Capitol siege aftermath
The House voted 216 to 210 Tuesday night to fine lawmakers $5,000 the first time they bypass new security measures and $10,000 for each subsequent violation. Capitol Police installed metal detectors outside the House chamber after the Jan. 6 assault on the Capitol, but some Republican lawmakers have just walked around the magnetometers or refused to stop after setting them off. House Rules Committee Chairman Jim McGovern (D-Mass.) criticized the "elitist mentality" of such lawmakers in a floor speech Tuesday.
Lawmakers are not allowed to bring firearms into the House chamber. "The rules apply to us, too — and it's time all of us acted like it," McGovern said. Some of his "friends on the other side," he added, "are acting as though by being elected to Congress, they have been anointed to some sort of special club — one that gets to pick and choose what rules to follow."

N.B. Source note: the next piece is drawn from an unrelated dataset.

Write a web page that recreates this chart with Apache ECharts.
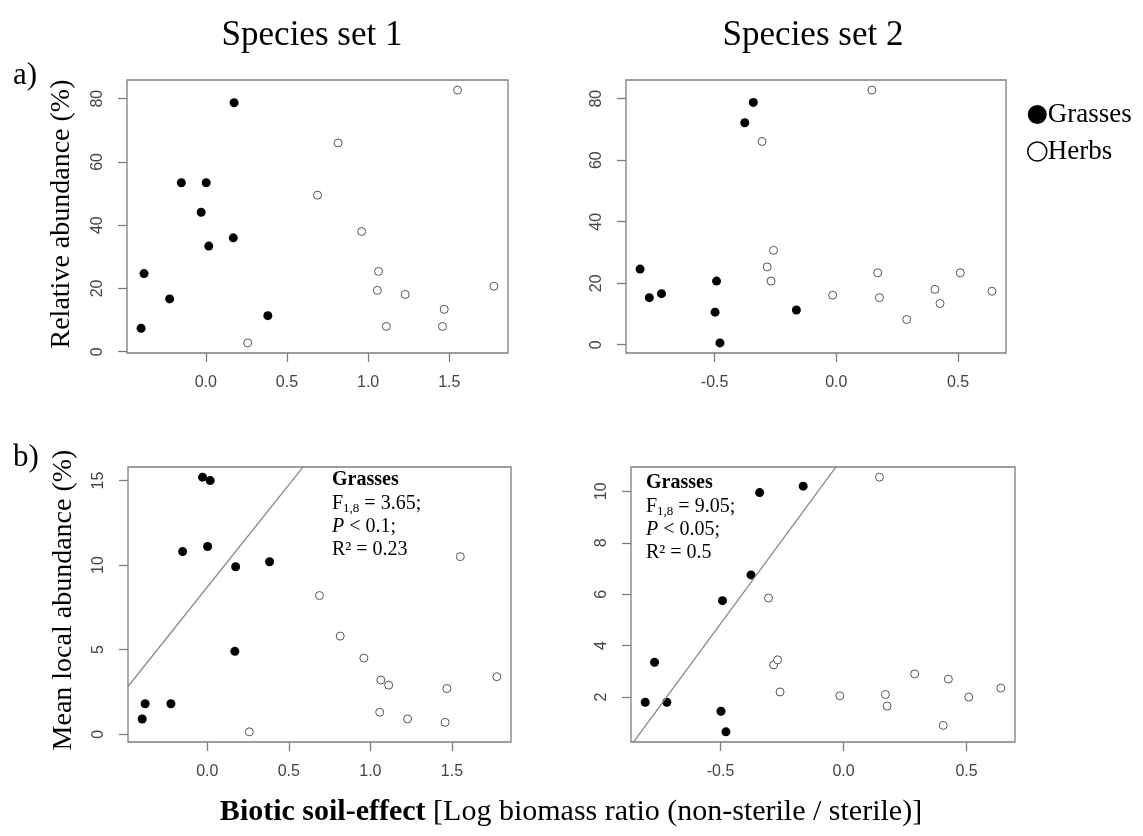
<!DOCTYPE html>
<html>
<head>
<meta charset="utf-8">
<script src="https://cdn.jsdelivr.net/npm/echarts@6/dist/echarts.min.js"></script>
<style>
  html, body {margin: 0; padding: 0; background: #fff;}
  #main {width: 1143px; height: 836px;}
</style>
</head>
<body>
<div id="main"></div>
<script>
// Species set 1 (panels a and b, left column)
const set1GrassX = [-0.399, -0.381, -0.223, -0.151, -0.029, 0.002, 0.018, 0.169, 0.174, 0.382];
const set1GrassRel = [7.4, 24.7, 16.7, 53.4, 44.1, 53.4, 33.4, 36.0, 78.7, 11.4];
const set1GrassLocal = [0.9, 1.8, 1.8, 10.8, 15.2, 11.1, 15.0, 4.9, 9.9, 10.2];
const set1HerbX = [0.258, 0.688, 0.815, 0.960, 1.057, 1.064, 1.112, 1.228, 1.458, 1.469, 1.551, 1.775];
const set1HerbRel = [2.8, 49.5, 66.0, 38.0, 19.4, 25.4, 8.0, 18.1, 8.0, 13.4, 82.7, 20.7];
const set1HerbLocal = [0.14, 8.2, 5.8, 4.5, 1.3, 3.2, 2.9, 0.9, 0.7, 2.7, 10.5, 3.4];

// Species set 2 (right column)
const set2GrassX = [-0.806, -0.768, -0.718, -0.498, -0.492, -0.478, -0.376, -0.341, -0.164];
const set2GrassRel = [24.6, 15.3, 16.6, 10.6, 20.7, 0.6, 72.2, 78.8, 11.3];
const set2GrassLocal = [1.8, 3.35, 1.8, 1.45, 5.75, 0.65, 6.75, 9.95, 10.2];
const set2HerbX = [-0.305, -0.284, -0.268, -0.258, -0.015, 0.146, 0.170, 0.177, 0.289, 0.405, 0.426, 0.509, 0.639];
const set2HerbRel = [66.1, 25.3, 20.7, 30.7, 16.1, 82.8, 23.4, 15.3, 8.2, 18.0, 13.4, 23.4, 17.4];
const set2HerbLocal = [5.85, 3.25, 3.45, 2.2, 2.05, 10.55, 2.1, 1.65, 2.9, 0.9, 2.7, 2.0, 2.35];

// grasses regression lines (intercept, slope) for panel b
const fit1 = [8.70, 12.1];
const fit2 = [11.35, 13.0];

// tick labels
const ticksX1 = [0, 0.5, 1, 1.5];
const ticksX2 = [-0.5, 0, 0.5];
const ticksRel = [0, 20, 40, 60, 80];
const ticksLocal1 = [0, 5, 10, 15];
const ticksLocal2 = [2, 4, 6, 8, 10];

const serif = '"Liberation Serif", "Times New Roman", serif';
const sans = '"Liberation Sans", Arial, sans-serif';
const boxColor = '#7d7d7d';

// R style axis range: data range widened by 4% on each side
function rRange(...arrays) {
    const all = [].concat(...arrays);
    const lo = Math.min(...all), hi = Math.max(...all);
    const pad = (hi - lo) * 0.04;
    return [lo - pad, hi + pad];
}

const pair = (xs, ys) => xs.map((x, i) => [x, ys[i]]);

const grids = [
    {left: 127, top: 80, width: 381, height: 273},
    {left: 626, top: 80, width: 380, height: 273},
    {left: 128, top: 467, width: 383, height: 275},
    {left: 631, top: 467, width: 384, height: 275}
];

function xAxisFor(i, range, ticks) {
    return {
        type: 'value', gridIndex: i, min: range[0], max: range[1],
        axisLine: {show: false, onZero: false},
        splitLine: {show: false},
        axisTick: {show: true, length: 9, lineStyle: {color: boxColor, width: 1.3}, customValues: ticks},
        axisLabel: {
            fontFamily: sans, fontSize: 16, color: '#444', margin: 22,
            customValues: ticks, formatter: v => v.toFixed(1)
        }
    };
}

function yAxisFor(i, range, ticks) {
    return {
        type: 'value', gridIndex: i, min: range[0], max: range[1],
        axisLine: {show: false, onZero: false},
        splitLine: {show: false},
        axisTick: {show: true, length: 9, lineStyle: {color: boxColor, width: 1.3}, customValues: ticks},
        axisLabel: {
            fontFamily: sans, fontSize: 16, color: '#444', margin: 21, rotate: 90,
            customValues: ticks, formatter: v => String(v)
        }
    };
}

const x1Range = rRange(set1GrassX, set1HerbX);
const x2Range = rRange(set2GrassX, set2HerbX);

function grassSeries(i, data) {
    return {
        name: 'Grasses', type: 'scatter', xAxisIndex: i, yAxisIndex: i,
        symbolSize: 9, itemStyle: {color: '#000', opacity: 1},
        data: data
    };
}

function herbSeries(i, data) {
    return {
        name: 'Herbs', type: 'scatter', xAxisIndex: i, yAxisIndex: i,
        symbolSize: 8, itemStyle: {color: '#fff', borderColor: '#555', borderWidth: 1, opacity: 1},
        data: data
    };
}

function fitSeries(i, fit, range) {
    return {
        type: 'line', xAxisIndex: i, yAxisIndex: i, clip: true,
        symbol: 'none', silent: true,
        lineStyle: {color: '#8a8a8a', width: 1.3},
        data: range.map(x => [x, fit[0] + fit[1] * x])
    };
}

function statsText(left, top, f, p) {
    const base = {fontFamily: serif, fontSize: 20, fill: '#000'};
    return [
        {type: 'text', left: left, top: top, style: Object.assign({}, base, {text: 'Grasses', fontWeight: 'bold'})},
        {type: 'text', left: left, top: top + 24, style: Object.assign({}, base, {
            text: '{n|F}{s|1,8}{n| = ' + f + ';}',
            rich: {
                n: {fontFamily: serif, fontSize: 20, lineHeight: 22},
                s: {fontFamily: serif, fontSize: 13, lineHeight: 8, verticalAlign: 'bottom'}
            }
        })},
        {type: 'text', left: left, top: top + 47, style: Object.assign({}, base, {
            text: '{i|P}{n| < ' + p + ';}',
            rich: {
                i: {fontFamily: serif, fontSize: 20, fontStyle: 'italic'},
                n: {fontFamily: serif, fontSize: 20}
            }
        })}
    ];
}

const chartDom = document.getElementById('main');
const myChart = echarts.init(chartDom, null, {renderer: 'canvas'});

const option = {
    backgroundColor: '#fff',
    animation: false,
    grid: grids.map(g => Object.assign({show: true, borderColor: boxColor, borderWidth: 1.3, backgroundColor: 'transparent'}, g)),
    xAxis: [
        xAxisFor(0, x1Range, ticksX1),
        xAxisFor(1, x2Range, ticksX2),
        xAxisFor(2, x1Range, ticksX1),
        xAxisFor(3, x2Range, ticksX2)
    ],
    yAxis: [
        yAxisFor(0, rRange(set1GrassRel, set1HerbRel), ticksRel),
        yAxisFor(1, rRange(set2GrassRel, set2HerbRel), ticksRel),
        yAxisFor(2, rRange(set1GrassLocal, set1HerbLocal), ticksLocal1),
        yAxisFor(3, rRange(set2GrassLocal, set2HerbLocal), ticksLocal2)
    ],
    legend: {
        orient: 'vertical', left: 1022, top: 96, itemGap: 10,
        itemWidth: 19, itemHeight: 19, selectedMode: false,
        textStyle: {fontFamily: serif, fontSize: 27, color: '#000', padding: [0, 0, 0, -4]},
        data: [
            {name: 'Grasses', icon: 'circle', itemStyle: {color: '#000', borderWidth: 0}},
            {name: 'Herbs', icon: 'circle', itemStyle: {color: '#fff', borderColor: '#000', borderWidth: 1.5}}
        ]
    },
    series: [
        grassSeries(0, pair(set1GrassX, set1GrassRel)),
        herbSeries(0, pair(set1HerbX, set1HerbRel)),
        grassSeries(1, pair(set2GrassX, set2GrassRel)),
        herbSeries(1, pair(set2HerbX, set2HerbRel)),
        fitSeries(2, fit1, x1Range),
        grassSeries(2, pair(set1GrassX, set1GrassLocal)),
        herbSeries(2, pair(set1HerbX, set1HerbLocal)),
        fitSeries(3, fit2, x2Range),
        grassSeries(3, pair(set2GrassX, set2GrassLocal)),
        herbSeries(3, pair(set2HerbX, set2HerbLocal))
    ],
    graphic: [
        {type: 'text', x: 312, y: 36, style: {text: 'Species set 1', fontFamily: serif, fontSize: 35, fill: '#000', textAlign: 'center', textVerticalAlign: 'middle'}},
        {type: 'text', x: 813, y: 36, style: {text: 'Species set 2', fontFamily: serif, fontSize: 35, fill: '#000', textAlign: 'center', textVerticalAlign: 'middle'}},
        {type: 'text', x: 13, y: 76, style: {text: 'a)', fontFamily: serif, fontSize: 31, fill: '#000', textVerticalAlign: 'middle'}},
        {type: 'text', x: 13, y: 458, style: {text: 'b)', fontFamily: serif, fontSize: 31, fill: '#000', textVerticalAlign: 'middle'}},
        {type: 'text', x: 62, y: 214, rotation: Math.PI / 2, style: {text: 'Relative abundance (%)', fontFamily: serif, fontSize: 28, fill: '#000', textAlign: 'center', textVerticalAlign: 'middle'}},
        {type: 'text', x: 64, y: 600, rotation: Math.PI / 2, style: {text: 'Mean local abundance (%)', fontFamily: serif, fontSize: 28, fill: '#000', textAlign: 'center', textVerticalAlign: 'middle'}},
        {type: 'text', x: 571, y: 812, style: {
            text: '{b|Biotic soil-effect}{n| [Log biomass ratio (non-sterile / sterile)]}',
            textAlign: 'center', textVerticalAlign: 'middle',
            rich: {
                b: {fontFamily: serif, fontSize: 30, fontWeight: 'bold', fill: '#000'},
                n: {fontFamily: serif, fontSize: 30, fill: '#000'}
            }
        }},
        ...statsText(332, 470, '3.65', '0.1'),
        {type: 'text', left: 332, top: 540, style: {text: 'R² = 0.23', fontFamily: serif, fontSize: 20, fill: '#000'}},
        ...statsText(646, 473, '9.05', '0.05'),
        {type: 'text', left: 646, top: 543, style: {text: 'R² = 0.5', fontFamily: serif, fontSize: 20, fill: '#000'}}
    ]
};

option && myChart.setOption(option);
</script>
</body>
</html>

No Republicans voted for the new rule. In an email to House Republicans sent Tuesday night, Rep. Lauren Boebert's (R-Colo.) office urged other members to vote against the "unconstitutional metal detector fines." Other Republicans point out that they are allowed to step around metal detectors when they enter the Capitol and its office buildings.
Lawmakers will now have 90 days to pay any fines incurred before the money is taken directly from their paychecks. It is "an unprecedented step," Politico reports, but it "speaks to the new reality: lawmakers are afraid of being injured, or worse, by colleagues trying to sneak weapons on to the House floor."

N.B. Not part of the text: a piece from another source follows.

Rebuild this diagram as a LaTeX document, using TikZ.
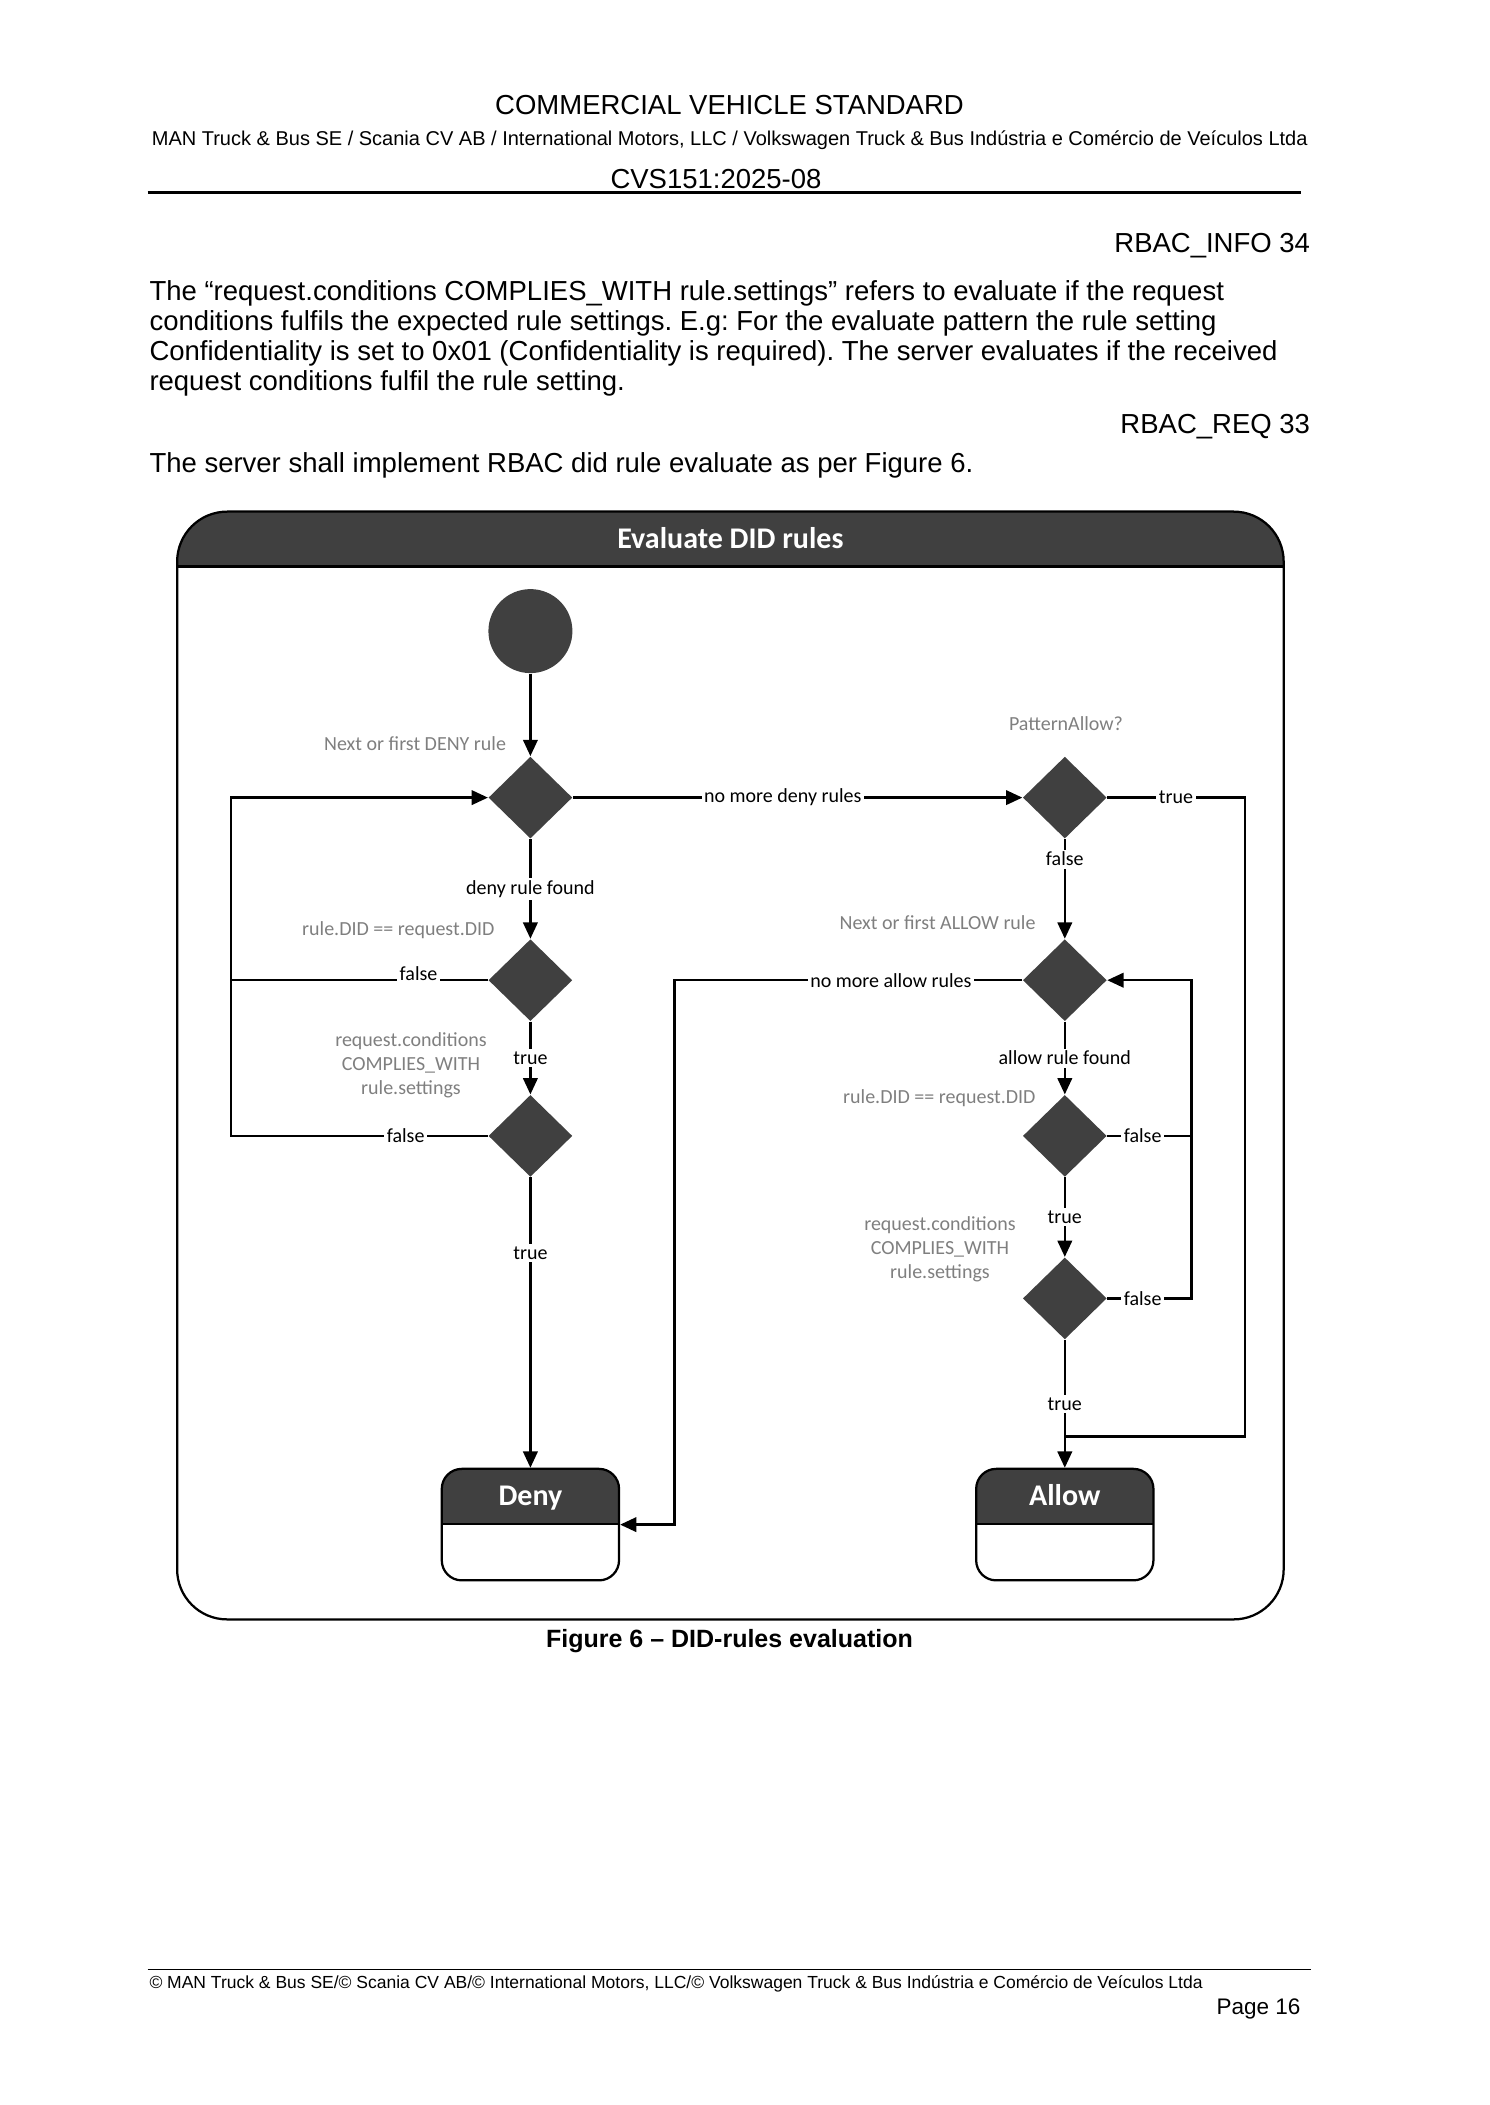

House Speaker Nancy Pelosi (D-Calif.) has instituted new security measures for House members and their staff both inside and outside of the Capitol, and a full review of congressional security she ordered will be finished in March. She is also calling for a "9/11-style commission" to investigate the Jan. 6 siege. Pelosi said Tuesday that the security fines are "sad" but necessary after "many House Republicans began disrespecting our heroes by refusing to adhere to basic precautions keeping members of our congressional community safe — including by dodging metal detectors, physically pushing past police, and even attempting to bring firearms into the chamber."